Rezension
Deutsches Ärzteblatt, Jg. 104, Heft 26, 29. Juni 2007, Seite 1904
Lange dominierte in der historischen Forschung die Auffassung, das frühe Christentum habe nur wenige Spuren auf dem Sektor der Heilkunde hinterlassen. Dieser pauschalen These widerspricht Christian Flügel in seiner in Bochum angefertigten medizin-historischen Dissertation, die an der Schnittstelle von Klassischer Philologie, Kirchengeschichte und antiker Medizingeschichte angesiedelt ist. Sein Quellenkorpus umfasst 32 Inschriften in griechischer oder lateinischer Sprache aus dem dritten bis siebten Jahrhundert. Oft sind die überlieferten (samt deutscher Übersetzung wiedergegebenen) Texte kurz, bisweilen findet man jedoch auch längere Mitteilungen, wie die Folgenden: »Hier liegt die Levit Dionysius, von ehrenwerter Kunst, der auch die Pflicht erfüllte, die die Medizin gab. Seine geschulte Hand, von angenehmem Ruhm umfangen, verachtete es, dem schmutzigen Gewinn einer Entlohnung zu folgen (...) Er diente himmlischem Lob in treuem Geist (...) Seine bewundernswerte Kunst stärkte den Glauben, die Zierde seines Glaubens steigerte die Kunst.« Solche Zeugnisse setzt Flügel behutsam in den theologischen und medizinischen Kontext ihrer Entstehungszeit und führt, auch mit der Materie wenig vertrauten Lesen, mögliche Deutungen in eleganter und anschaulicher Weise vor.

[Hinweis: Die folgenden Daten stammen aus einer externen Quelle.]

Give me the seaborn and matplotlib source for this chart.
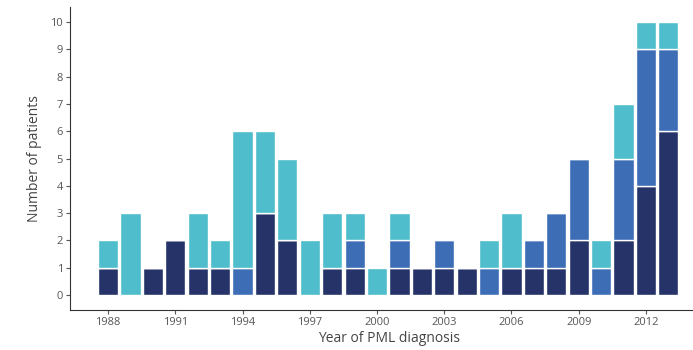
import numpy as np
import pandas as pd
import matplotlib
matplotlib.use("Agg")
import matplotlib.pyplot as plt
import seaborn as sns

years = list(range(1988, 2014))
group_1 = [1, 0, 1, 2, 1, 1, 0, 3, 2, 0, 1, 1, 0, 1, 1, 1, 1, 0, 1, 1, 1, 2, 0, 2, 4, 6]
group_2 = [0, 0, 0, 0, 0, 0, 1, 0, 0, 0, 0, 1, 0, 1, 0, 1, 0, 1, 0, 1, 2, 3, 1, 3, 5, 3]
group_3 = [1, 3, 0, 0, 2, 1, 5, 3, 3, 2, 2, 1, 1, 1, 0, 0, 0, 1, 2, 0, 0, 0, 1, 2, 1, 1]
group_names = ["Group 1", "Group 2", "Group 3"]
group_colors = ["#253368", "#3c6db5", "#4fbdcb"]
x_ticks = [1988, 1991, 1994, 1997, 2000, 2003, 2006, 2009, 2012]
y_ticks = list(range(0, 11))

frames = []
for name, vals in zip(group_names, [group_1, group_2, group_3]):
    frames.append(pd.DataFrame({"year": years, "count": vals, "group": name}))
df = pd.concat(frames, ignore_index=True)

sns.set_theme(style="ticks")
plt.rcParams["font.family"] = ["Open Sans", "DejaVu Sans"]

fig = plt.figure(figsize=(6.93, 3.5), dpi=100)
ax = fig.add_axes([0.101, 0.114, 0.92, 0.866])

# first hue level ends up on top of the stack, so list from top to bottom
sns.histplot(
    data=df, x="year", weights="count", hue="group",
    hue_order=group_names[::-1],
    palette=dict(zip(group_names, group_colors)),
    multiple="stack", discrete=True, shrink=0.9,
    alpha=1, edgecolor="white", linewidth=1.0,
    legend=False, ax=ax,
)

ax.set_xlim(1986.3, 2014.75)
ax.set_ylim(-0.55, 10.55)
ax.set_xticks(x_ticks)
ax.set_yticks(y_ticks)
ax.set_xlabel("Year of PML diagnosis", fontsize=10, color="#444444", labelpad=2)
ax.set_ylabel("Number of patients", fontsize=10, color="#444444", labelpad=6)
ax.tick_params(axis="both", labelsize=8, colors="#555555", length=3, width=0.8, pad=2)
for s in ["top", "right"]:
    ax.spines[s].set_visible(False)
for s in ["left", "bottom"]:
    ax.spines[s].set_color("#333333")
    ax.spines[s].set_linewidth(0.8)

fig.savefig("out.png", dpi=100)
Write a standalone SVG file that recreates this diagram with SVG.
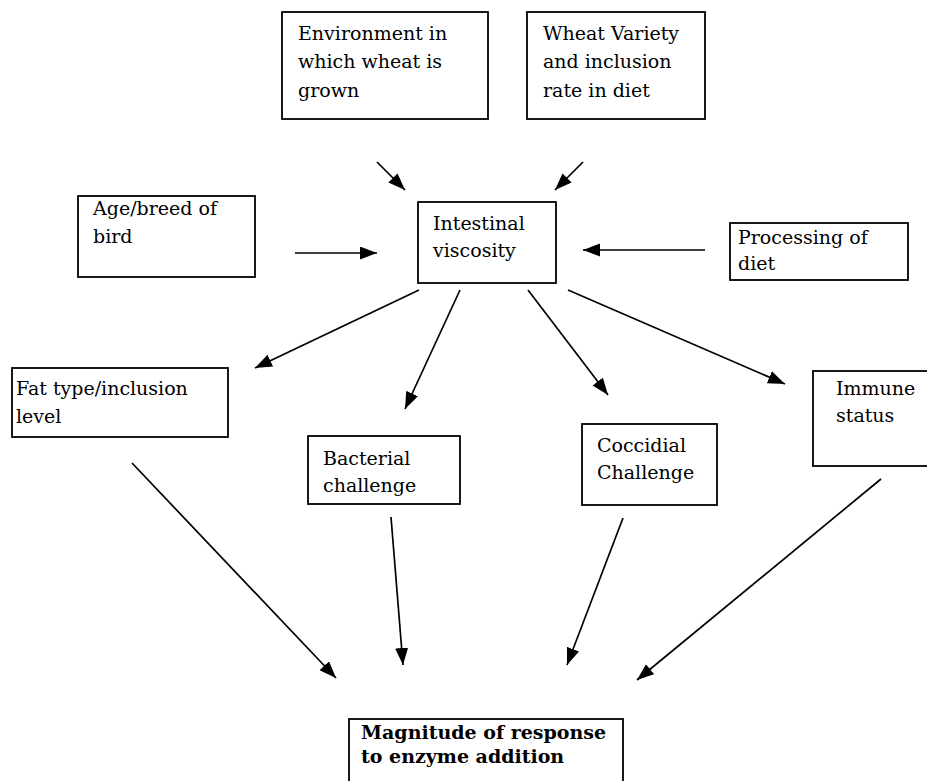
<svg xmlns="http://www.w3.org/2000/svg" width="927" height="781" viewBox="0 0 927 781">
<defs>
<marker id="ah" markerUnits="userSpaceOnUse" markerWidth="20" markerHeight="14" refX="17" refY="6.5" orient="auto">
<path d="M0,0 L17,6.5 L0,13 z" fill="#000"/>
</marker>
<style>
.box{fill:#fff;stroke:#000;stroke-width:1.8}
.t{font-family:"DejaVu Serif","Liberation Serif",serif;font-size:19px;fill:#000}
.b{font-weight:bold}
.c{stroke:#000;stroke-width:1.7;fill:none;marker-end:url(#ah)}
</style>
</defs>
<rect width="927" height="781" fill="#fff"/>
<g id="connectors">
<line class="c" x1="377" y1="162" x2="405" y2="190"/>
<line class="c" x1="583" y1="162" x2="555" y2="190"/>
<line class="c" x1="295" y1="253" x2="377" y2="253"/>
<line class="c" x1="705" y1="250" x2="583" y2="250"/>
<line class="c" x1="419" y1="290" x2="255" y2="368"/>
<line class="c" x1="460" y1="290" x2="405" y2="409"/>
<line class="c" x1="528" y1="290" x2="608" y2="395"/>
<line class="c" x1="568" y1="290" x2="785" y2="384"/>
<line class="c" x1="132" y1="463" x2="336" y2="678"/>
<line class="c" x1="391" y1="517" x2="403" y2="665"/>
<line class="c" x1="623" y1="518" x2="567" y2="665"/>
<line class="c" x1="881" y1="479" x2="637" y2="680"/>
</g>
<g id="environment">
<rect class="box" x="282" y="12" width="206" height="107"/>
<text class="t" x="298" y="40">Environment in</text>
<text class="t" x="298" y="68">which wheat is</text>
<text class="t" x="298" y="97">grown</text>
</g>
<g id="wheat">
<rect class="box" x="527" y="12" width="178" height="107"/>
<text class="t" x="543" y="40">Wheat Variety</text>
<text class="t" x="543" y="68">and inclusion</text>
<text class="t" x="543" y="97">rate in diet</text>
</g>
<g id="age">
<rect class="box" x="78" y="196" width="177" height="81"/>
<text class="t" x="93" y="215">Age/breed of</text>
<text class="t" x="93" y="243">bird</text>
</g>
<g id="intestinal">
<rect class="box" x="418" y="202" width="138" height="81"/>
<text class="t" x="433" y="230">Intestinal</text>
<text class="t" x="433" y="257">viscosity</text>
</g>
<g id="processing">
<rect class="box" x="730" y="223" width="178" height="57"/>
<text class="t" x="738" y="244">Processing of</text>
<text class="t" x="738" y="270">diet</text>
</g>
<g id="fat">
<rect class="box" x="12" y="368" width="216" height="69"/>
<text class="t" x="16" y="395">Fat type/inclusion</text>
<text class="t" x="16" y="423">level</text>
</g>
<g id="bacterial">
<rect class="box" x="308" y="436" width="152" height="68"/>
<text class="t" x="323" y="465">Bacterial</text>
<text class="t" x="323" y="492">challenge</text>
</g>
<g id="coccidial">
<rect class="box" x="582" y="424" width="135" height="81"/>
<text class="t" x="597" y="452">Coccidial</text>
<text class="t" x="597" y="479">Challenge</text>
</g>
<g id="immune">
<rect class="box" x="813" y="371" width="130" height="95"/>
<text class="t" x="836" y="395">Immune</text>
<text class="t" x="836" y="422">status</text>
</g>
<g id="magnitude">
<rect class="box" x="349" y="719" width="274" height="80"/>
<text class="t b" x="361" y="739">Magnitude of response</text>
<text class="t b" x="361" y="763">to enzyme addition</text>
</g>
</svg>
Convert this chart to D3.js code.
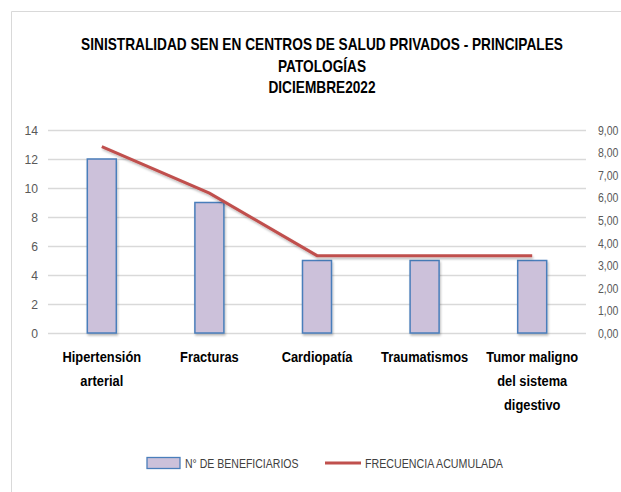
<!DOCTYPE html>
<html lang="es">
<head>
    <meta charset="UTF-8">
    <title>Sinistralidad SEN</title>
    <style>
        body { margin: 0; background: #fff; }
        text { font-family: "Liberation Sans Narrow", "Arial Narrow", "Liberation Sans", sans-serif; }
    </style>
</head>
<body>
<script src="https://d3js.org/d3.v7.min.js"></script>
<script>
    let w = 621, h = 492;

    // datos
    let categorias = [["Hipertensión", "arterial"], ["Fracturas"], ["Cardiopatía"], ["Traumatismos"], ["Tumor maligno", "del sistema", "digestivo"]];
    let beneficiarios = [12, 9, 5, 5, 5];
    let frecuencia = [8.26, 6.20, 3.43, 3.43, 3.43];
    let ticksIzq = [0, 2, 4, 6, 8, 10, 12, 14];
    let ticksDer = [0, 1, 2, 3, 4, 5, 6, 7, 8, 9];
    let titulo = ["SINISTRALIDAD SEN EN CENTROS DE SALUD PRIVADOS - PRINCIPALES", "PATOLOGÍAS", "DICIEMBRE2022"];

    let inner = {left: 48, right: 586, top: 130, bottom: 333};

    // no hay fuente estrecha: se comprime el texto con scale(k,1)
    function estrechar(sel, k) {
        sel.each(function () {
            let t = d3.select(this);
            let tx = +t.attr("x") || 0, ty = +t.attr("y") || 0;
            let prev = t.attr("transform") || "";
            t.attr("x", 0).attr("y", 0)
                .attr("transform", prev + " translate(" + tx + "," + ty + ") scale(" + k + ",1)");
        });
    }

    let svg = d3.select("body")
        .append("svg")
        .attr("width", w)
        .attr("height", h);

    let defs = svg.append("defs");
    let f = defs.append("filter").attr("id", "sombra")
        .attr("x", "-10%").attr("y", "-10%").attr("width", "130%").attr("height", "140%");
    f.append("feDropShadow").attr("dx", 1).attr("dy", 2).attr("stdDeviation", 1.2)
        .attr("flood-color", "#000").attr("flood-opacity", 0.25);

    // borde del gráfico
    svg.append("path")
        .attr("d", "M11.5," + h + "V11.5H" + w)
        .attr("fill", "none")
        .attr("stroke", "#d9d9d9")
        .attr("stroke-width", 1);

    // título
    svg.append("g").selectAll("text")
        .data(titulo)
        .enter()
        .append("text")
        .attr("x", 322)
        .attr("y", (d, i) => 50 + i * 21.5)
        .attr("text-anchor", "middle")
        .style("font-size", "16px")
        .style("font-weight", "bold")
        .attr("fill", "#000")
        .text(d => d)
        .call(estrechar, 0.855);

    let x = d3.scaleBand()
        .domain(d3.range(categorias.length))
        .range([inner.left, inner.right]);

    let yIzq = d3.scaleLinear().domain([0, 14]).range([inner.bottom, inner.top]);
    let yDer = d3.scaleLinear().domain([0, 9]).range([inner.bottom, inner.top]);

    // líneas de cuadrícula
    svg.append("g").selectAll("line")
        .data(ticksIzq)
        .enter()
        .append("line")
        .attr("x1", inner.left)
        .attr("x2", inner.right)
        .attr("y1", d => Math.round(yIzq(d)) + 0.5)
        .attr("y2", d => Math.round(yIzq(d)) + 0.5)
        .attr("stroke", "#d9d9d9")
        .attr("stroke-width", 1.3);

    // ejes
    let ejeIzq = svg.append("g")
        .attr("transform", "translate(" + (inner.left - 10) + ",0)")
        .call(d3.axisLeft(yIzq).tickValues(ticksIzq).tickSize(0).tickPadding(0));
    let ejeDer = svg.append("g")
        .attr("transform", "translate(" + (inner.right + 12) + ",0)")
        .call(d3.axisRight(yDer).tickValues(ticksDer).tickSize(0).tickPadding(0)
            .tickFormat(d => d3.format(".2f")(d).replace(".", ",")));
    [ejeIzq, ejeDer].forEach(function (g) {
        g.select(".domain").remove();
        g.selectAll("text")
            .style("font-size", "13.5px")
            .style("font-family", "\"Liberation Sans Narrow\", \"Arial Narrow\", \"Liberation Sans\", sans-serif")
            .attr("fill", "#595959");
    });
    ejeIzq.selectAll("text").call(estrechar, 0.9);
    ejeDer.selectAll("text").call(estrechar, 0.78);

    // barras
    let anchoBarra = 29;
    svg.append("g").selectAll("rect")
        .data(beneficiarios)
        .enter()
        .append("rect")
        .attr("x", (d, i) => x(i) + x.bandwidth() / 2 - anchoBarra / 2)
        .attr("y", d => yIzq(d))
        .attr("width", anchoBarra)
        .attr("height", d => yIzq(0) - yIzq(d))
        .attr("fill", "#ccc1da")
        .attr("stroke", "#4a7ebb")
        .attr("stroke-width", 1.5)
        .attr("filter", "url(#sombra)");

    // línea de frecuencia acumulada
    let linea = d3.line()
        .x((d, i) => x(i) + x.bandwidth() / 2)
        .y(d => yDer(d));
    svg.append("path")
        .datum(frecuencia)
        .attr("d", linea)
        .attr("fill", "none")
        .attr("stroke", "#c0504d")
        .attr("stroke-width", 3)
        .attr("filter", "url(#sombra)");

    // etiquetas de categorías, una línea por texto
    let filas = [];
    categorias.forEach((c, i) => c.forEach((t, j) => filas.push({t: t, i: i, j: j})));
    svg.append("g").selectAll("text")
        .data(filas)
        .enter()
        .append("text")
        .attr("x", d => x(d.i) + x.bandwidth() / 2)
        .attr("y", d => 362 + d.j * 24)
        .attr("text-anchor", "middle")
        .style("font-size", "15.5px")
        .style("font-weight", "bold")
        .attr("fill", "#000")
        .text(d => d.t)
        .call(estrechar, 0.83);

    // leyenda
    let ley = svg.append("g");
    ley.append("rect")
        .attr("x", 147).attr("y", 457.5)
        .attr("width", 33).attr("height", 11)
        .attr("fill", "#ccc1da")
        .attr("stroke", "#4a7ebb")
        .attr("stroke-width", 1.3);
    ley.append("text")
        .attr("x", 185).attr("y", 468)
        .style("font-size", "13.5px")
        .attr("fill", "#404040")
        .text("N° DE BENEFICIARIOS")
        .call(estrechar, 0.78);
    ley.append("line")
        .attr("x1", 325).attr("x2", 361)
        .attr("y1", 463).attr("y2", 463)
        .attr("stroke", "#c0504d")
        .attr("stroke-width", 3);
    ley.append("text")
        .attr("x", 365).attr("y", 468)
        .style("font-size", "13.5px")
        .attr("fill", "#404040")
        .text("FRECUENCIA ACUMULADA")
        .call(estrechar, 0.79);
</script>
</body>
</html>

Die Darstellung umfasst folgende Bereiche: Nächstenliebe und Seelsorge, kirchliches Frauenbild/kirchliche Ämter und der Beruf von Arzt beziehungsweise Ärztin, religiöse Überzeugungen und antike Ärzteschulen, Lebensschutz sowie Auferstehungsglaube. Dem Wandel moralischer Überzeugungen, etwa auf dem Gebiet der Sexualität, wird besonderes Gewicht gegeben. Wer die christlichen Ursprünge westlicher Medizin ausführlicher kennenlernen möchte, sollte zu Flügels kenntnisreicher Untersuchung greifen.